Rezar no es pedir algo a Dios, rezar es buscar una orientación. Esto lo escribió San Agustín, que antes que doctor de la Iglesia fue un pagano disoluto por el que su madre rezaba y lloraba desconsolada. Tanto lloró Santa Mónica que el sabio de Hipona diría años más tarde de sí mismo que él era “hijo de las lágrimas” de su madre.
Esta imagen es del martes 29 de noviembre. Una multitud reza y llora en el Arena Caná porque el avión al que subieron los chicos es una clara de huevo salpimentada de zapatos perdidos entre el fuselaje. Han muerto 71 personas y otras seis vivirán en adelante la incredulidad de su supervivencia.
Miles de aficionados, muchas mujeres como Santa Mónica, rezan y lloran. Sus lágrimas empañan un estadio amputado de gloria. Las plegarias se pierden en el laberinto de su aflicción porque los accidentes aéreos en los que desaparecen equipos de fútbol -o de hockey, o de rugby- son cosas que suceden a los otros, que sólo suceden en el cine. Que se estrelle un avión no es una anomalía cotidiana como el cáncer o como los muertos en carretera de los telediarios.

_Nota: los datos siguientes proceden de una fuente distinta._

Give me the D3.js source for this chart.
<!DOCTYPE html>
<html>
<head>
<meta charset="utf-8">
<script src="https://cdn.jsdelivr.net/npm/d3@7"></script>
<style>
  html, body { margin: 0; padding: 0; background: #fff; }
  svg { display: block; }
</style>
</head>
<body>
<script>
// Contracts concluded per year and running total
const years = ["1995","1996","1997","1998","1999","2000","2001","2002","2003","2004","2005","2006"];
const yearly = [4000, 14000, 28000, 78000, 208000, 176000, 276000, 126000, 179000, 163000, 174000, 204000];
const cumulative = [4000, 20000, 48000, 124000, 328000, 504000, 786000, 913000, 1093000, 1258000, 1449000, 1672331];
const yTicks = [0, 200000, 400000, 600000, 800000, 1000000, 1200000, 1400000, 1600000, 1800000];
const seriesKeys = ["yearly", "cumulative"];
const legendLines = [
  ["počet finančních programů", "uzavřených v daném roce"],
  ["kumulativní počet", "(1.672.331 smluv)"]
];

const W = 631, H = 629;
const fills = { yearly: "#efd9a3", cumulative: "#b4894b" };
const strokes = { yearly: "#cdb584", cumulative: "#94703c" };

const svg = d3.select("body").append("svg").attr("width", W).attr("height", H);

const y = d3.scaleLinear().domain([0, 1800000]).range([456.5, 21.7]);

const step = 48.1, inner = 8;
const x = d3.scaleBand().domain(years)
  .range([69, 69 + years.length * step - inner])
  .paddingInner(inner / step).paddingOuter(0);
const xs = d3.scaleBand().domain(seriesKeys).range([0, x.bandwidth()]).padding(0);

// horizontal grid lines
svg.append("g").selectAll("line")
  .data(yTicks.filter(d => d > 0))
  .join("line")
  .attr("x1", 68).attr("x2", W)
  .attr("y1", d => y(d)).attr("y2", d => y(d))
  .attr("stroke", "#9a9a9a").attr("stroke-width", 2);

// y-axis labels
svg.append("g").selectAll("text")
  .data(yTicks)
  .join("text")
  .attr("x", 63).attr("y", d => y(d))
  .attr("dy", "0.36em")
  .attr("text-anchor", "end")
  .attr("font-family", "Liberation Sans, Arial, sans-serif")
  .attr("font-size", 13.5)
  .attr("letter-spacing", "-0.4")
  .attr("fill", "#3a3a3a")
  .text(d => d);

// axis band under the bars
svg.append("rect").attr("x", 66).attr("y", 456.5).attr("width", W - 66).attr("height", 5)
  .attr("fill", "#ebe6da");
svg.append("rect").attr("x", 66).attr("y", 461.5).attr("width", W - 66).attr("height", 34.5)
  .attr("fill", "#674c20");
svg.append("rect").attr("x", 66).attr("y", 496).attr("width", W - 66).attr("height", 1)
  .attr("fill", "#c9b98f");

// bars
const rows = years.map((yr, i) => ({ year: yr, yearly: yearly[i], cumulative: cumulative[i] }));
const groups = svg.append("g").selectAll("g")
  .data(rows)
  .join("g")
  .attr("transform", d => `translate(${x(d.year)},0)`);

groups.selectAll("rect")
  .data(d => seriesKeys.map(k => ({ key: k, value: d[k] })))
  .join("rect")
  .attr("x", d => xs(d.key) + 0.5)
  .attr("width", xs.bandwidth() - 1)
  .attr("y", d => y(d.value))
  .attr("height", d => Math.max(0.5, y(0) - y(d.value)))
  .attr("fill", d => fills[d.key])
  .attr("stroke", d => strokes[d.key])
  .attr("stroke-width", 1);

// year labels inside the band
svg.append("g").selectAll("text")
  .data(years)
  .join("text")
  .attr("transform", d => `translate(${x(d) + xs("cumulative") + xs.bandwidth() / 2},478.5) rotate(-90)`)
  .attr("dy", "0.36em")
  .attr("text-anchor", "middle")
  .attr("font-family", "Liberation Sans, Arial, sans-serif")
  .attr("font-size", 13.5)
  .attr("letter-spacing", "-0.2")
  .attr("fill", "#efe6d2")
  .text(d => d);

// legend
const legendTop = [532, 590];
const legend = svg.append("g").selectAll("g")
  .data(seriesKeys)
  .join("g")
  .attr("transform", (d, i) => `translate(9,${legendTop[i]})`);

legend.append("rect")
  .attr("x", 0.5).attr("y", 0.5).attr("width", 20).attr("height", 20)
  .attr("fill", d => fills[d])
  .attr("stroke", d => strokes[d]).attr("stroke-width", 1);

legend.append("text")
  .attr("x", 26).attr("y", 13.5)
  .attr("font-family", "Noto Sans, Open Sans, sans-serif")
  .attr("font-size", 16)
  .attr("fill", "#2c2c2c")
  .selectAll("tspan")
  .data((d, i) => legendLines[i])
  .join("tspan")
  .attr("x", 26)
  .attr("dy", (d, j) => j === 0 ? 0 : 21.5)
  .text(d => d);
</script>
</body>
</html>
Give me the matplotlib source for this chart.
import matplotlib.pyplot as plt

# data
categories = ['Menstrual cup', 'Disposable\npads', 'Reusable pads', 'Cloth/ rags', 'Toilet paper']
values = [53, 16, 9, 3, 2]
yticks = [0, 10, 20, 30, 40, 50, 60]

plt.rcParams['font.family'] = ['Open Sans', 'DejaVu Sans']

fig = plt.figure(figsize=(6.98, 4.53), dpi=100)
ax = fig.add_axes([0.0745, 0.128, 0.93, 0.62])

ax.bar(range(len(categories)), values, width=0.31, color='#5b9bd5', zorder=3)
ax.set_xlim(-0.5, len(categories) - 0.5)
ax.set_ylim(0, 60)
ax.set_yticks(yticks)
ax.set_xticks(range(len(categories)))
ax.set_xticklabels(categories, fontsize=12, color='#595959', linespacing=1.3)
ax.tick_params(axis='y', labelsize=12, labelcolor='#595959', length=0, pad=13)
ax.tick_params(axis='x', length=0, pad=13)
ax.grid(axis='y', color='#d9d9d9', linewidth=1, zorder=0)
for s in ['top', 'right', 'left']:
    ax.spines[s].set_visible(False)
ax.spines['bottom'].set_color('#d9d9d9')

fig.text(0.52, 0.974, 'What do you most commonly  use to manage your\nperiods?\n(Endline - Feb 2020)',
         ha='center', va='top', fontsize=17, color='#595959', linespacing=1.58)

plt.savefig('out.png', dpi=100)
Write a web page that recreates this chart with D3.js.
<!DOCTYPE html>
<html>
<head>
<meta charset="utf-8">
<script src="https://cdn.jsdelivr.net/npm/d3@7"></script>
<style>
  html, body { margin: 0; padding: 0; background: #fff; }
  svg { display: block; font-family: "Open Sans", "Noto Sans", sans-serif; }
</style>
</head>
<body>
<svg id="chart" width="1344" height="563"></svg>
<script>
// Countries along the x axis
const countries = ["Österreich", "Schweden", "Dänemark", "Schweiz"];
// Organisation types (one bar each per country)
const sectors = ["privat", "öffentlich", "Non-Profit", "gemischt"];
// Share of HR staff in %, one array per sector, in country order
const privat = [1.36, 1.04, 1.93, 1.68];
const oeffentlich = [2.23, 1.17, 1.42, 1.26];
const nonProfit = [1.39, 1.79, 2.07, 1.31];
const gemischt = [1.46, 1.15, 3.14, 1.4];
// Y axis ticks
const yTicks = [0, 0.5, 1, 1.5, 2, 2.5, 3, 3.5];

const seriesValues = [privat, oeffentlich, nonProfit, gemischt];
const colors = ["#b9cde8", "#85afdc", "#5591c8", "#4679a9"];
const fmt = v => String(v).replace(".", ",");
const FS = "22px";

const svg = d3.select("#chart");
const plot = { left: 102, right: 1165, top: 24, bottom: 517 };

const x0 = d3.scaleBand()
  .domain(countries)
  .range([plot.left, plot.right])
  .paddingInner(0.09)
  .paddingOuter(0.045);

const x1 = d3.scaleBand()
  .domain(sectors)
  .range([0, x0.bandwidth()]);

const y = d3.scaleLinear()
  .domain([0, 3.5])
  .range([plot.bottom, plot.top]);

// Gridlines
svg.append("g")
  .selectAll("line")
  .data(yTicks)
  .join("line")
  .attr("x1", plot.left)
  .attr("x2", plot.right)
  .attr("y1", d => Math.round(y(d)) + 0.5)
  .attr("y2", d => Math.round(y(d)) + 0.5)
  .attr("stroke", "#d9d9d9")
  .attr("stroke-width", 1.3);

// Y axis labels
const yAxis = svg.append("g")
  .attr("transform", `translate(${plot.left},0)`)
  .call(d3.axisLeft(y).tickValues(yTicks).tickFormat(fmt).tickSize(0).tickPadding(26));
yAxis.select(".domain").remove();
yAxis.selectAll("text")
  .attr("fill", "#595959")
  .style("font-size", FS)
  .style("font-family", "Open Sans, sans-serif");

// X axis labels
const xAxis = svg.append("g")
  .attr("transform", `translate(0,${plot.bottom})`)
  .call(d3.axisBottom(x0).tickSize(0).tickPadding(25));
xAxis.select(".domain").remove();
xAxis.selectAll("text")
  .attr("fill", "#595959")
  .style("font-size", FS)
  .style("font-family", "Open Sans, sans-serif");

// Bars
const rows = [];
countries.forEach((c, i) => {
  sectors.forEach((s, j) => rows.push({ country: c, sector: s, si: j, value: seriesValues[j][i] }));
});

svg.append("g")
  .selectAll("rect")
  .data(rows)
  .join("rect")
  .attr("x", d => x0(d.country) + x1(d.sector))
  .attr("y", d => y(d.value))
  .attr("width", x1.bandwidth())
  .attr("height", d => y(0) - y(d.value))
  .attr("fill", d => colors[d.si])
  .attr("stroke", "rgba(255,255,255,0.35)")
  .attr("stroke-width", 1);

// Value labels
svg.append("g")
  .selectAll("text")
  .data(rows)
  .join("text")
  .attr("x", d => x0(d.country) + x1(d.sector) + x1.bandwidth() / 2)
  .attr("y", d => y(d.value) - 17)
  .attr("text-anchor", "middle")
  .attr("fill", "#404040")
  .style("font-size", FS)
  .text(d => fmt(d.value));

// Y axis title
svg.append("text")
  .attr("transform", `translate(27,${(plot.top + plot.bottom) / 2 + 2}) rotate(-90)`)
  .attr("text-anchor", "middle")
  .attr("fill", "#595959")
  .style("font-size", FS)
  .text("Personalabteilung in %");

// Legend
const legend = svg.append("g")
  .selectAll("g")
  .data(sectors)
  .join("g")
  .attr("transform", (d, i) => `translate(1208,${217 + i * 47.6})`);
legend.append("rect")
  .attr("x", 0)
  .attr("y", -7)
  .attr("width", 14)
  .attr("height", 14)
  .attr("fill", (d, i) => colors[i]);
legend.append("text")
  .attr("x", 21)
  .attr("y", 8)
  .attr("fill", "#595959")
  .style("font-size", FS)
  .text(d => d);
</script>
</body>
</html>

Una conjunción trágica acabó con el Chapecoense. Era un equipo muy modesto. Era su primera final intercontinental. Era un milagro haberse clasificado. En realidad, el equipo subió a aquel avión el 3 de noviembre en Almagro, Argentina. Los muchachos disputaban la semifinal de la Copa Sudamericana con el San Lorenzo, el equipo del Papa Francisco, y Ananias hizo un disparo certero con la izquierda. Ese gol, que permitió a los brasileños empatar en campo contrario, los subió a aquel avión.
Hay un fatalismo de relojería en la desaparición del Chapecoense. También hay un cuento inverso de Benedetti. El escritor uruguayo, que fue portero como Camus, exploró la soledad del arquero en El Césped diez años antes del suicidio del guardameta alemán Robert Enke. En el relato de Benedetti, a Martín lo hunde el tanto de su amigo Benja. En la tragedia del Chapecoense, un golazo inesperado embarcó a todos aquellos chicos hacia la muerte.